Major Blizzards in the U.S.



1888
Jan. 12, Dakota and Montana territories, Minn., Nebr., Kans., and Tex.: “Schoolchildren's Blizzard” resulted in 235 deaths, many of which were children on their way home from school.
March 11–14, East Coast:Blizzard of 1888” resulted in 400 deaths and as much as 5 ft of snow. Damage was estimated at $20 million.
1949
Jan. 2–4, Nebr., Wyo., S.D., Utah, Colo., and Nev.: Actually one of a series of winter storms between Jan. 1 and Feb. 22. Although only 1 ft to 30 in. of snow fell, fierce winds of up to 72 mph created drifts as high as 30 ft. Tens of thousands of cattle and sheep perished.
1950
Nov. 25–27, eastern U.S.: “Storm of the Century” generated heavy snow and hurricane-force winds across 22 states and claimed 383 lives. Damages estimated at $70 million.
1977
Jan. 28–29, Buffalo, N.Y.: “Blizzard of 1977” dumped about 7 in. of new snow on top of 30–35 in. already on the ground. With winds gusting to 70 mph, drifts were as high as 30 ft. Death toll reached 29, and seven western N.Y. counties were declared a national disaster area.
1978
Feb. 6–8, eastern U.S.: “Blizzard of 1978” battered the East Coast, particularly the Northeast; claimed 54 lives and caused $1 billion in damage. Snowfall ranged from 2–4 ft in New England, plus nearly 2 ft of snow already on the ground from an earlier storm.
1993
March 12–14, eastern U.S.: “Superstorm” paralyzed the eastern seaboard, causing the deaths of some 270 people. Record snowfalls (with rates of 2–3 in. per hour) and high winds caused $3 billion to $6 billion in damage.
1996
Jan. 6–8, eastern U.S.: heavy snow paralyzed the Appalachians, the mid-Atlantic, and the Northeast; 187 were killed in the blizzard and in the floods that resulted after a sudden warm-up. Damages reached $3 billion.
1999
Jan. 1–3, Midwest U.S.: major blizzard and sub-zero temperatures wreak havoc in Illinois, Wisconsin, Indiana, Michigan, and Ohio; 25 were killed in the blizzard and transportation systems in the region were paralyzed. Damages reached about $1.4 billion.
1999
Jan. 13–16, Central and Eastern U.S.: Winter storm affecting the Central and Eastern states including IL, IN, OH, MI, WV, VA, MD, PA, NJ, NY, MA, CT, VT, NH and ME. No deaths reported, but cost estimated at $1.2 billion.
2011
Feb. 1–3, Central, Eastern, Northeastern U.S.: “Groundhog Day Blizzard“ impacted many central, eastern and northeastern states, causing 36 deaths.

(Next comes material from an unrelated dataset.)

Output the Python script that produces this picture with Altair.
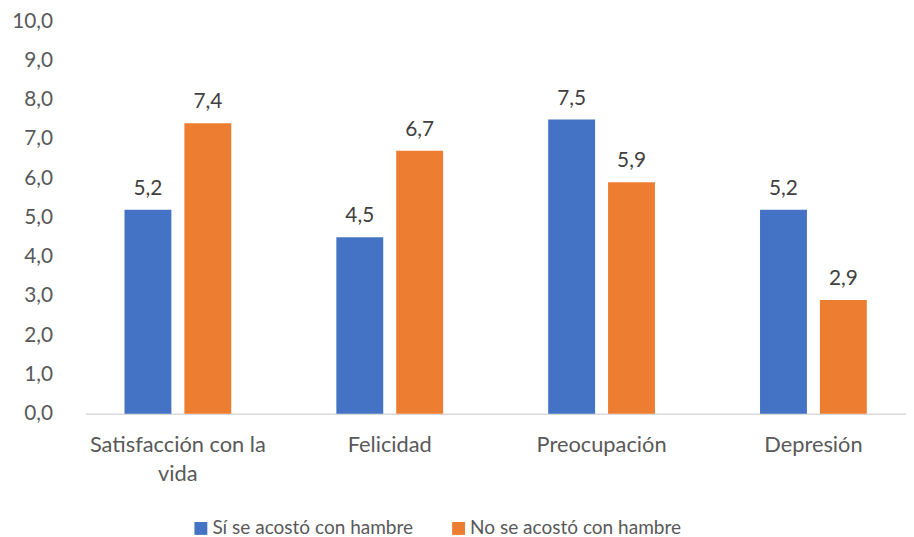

The city of Chicago was brought to a virtual standstill as between 1 and 2 feet of snow fell over the area.
2014
Jan. 5–8, Midwest, Southeast, Northeast U.S.: Winter storm caused widespread damage across numerous Midwest, Southeast and Northeastern states, with $2.2 in damages and 16 fatalities.
2015
Feb. 14–20, Central and Eastern U.S.: A large winter storm and associated cold wave impacted many central, eastern and northeastern states. The city of Boston was particularly impacted as feet of snow continued to accumulate causing load-stress on buildings and clogging transportation corridors. Total, direct losses in Massachusetts alone exceed $1.0 billion for this event, with considerable damage in many other states. Thirty deaths were reported.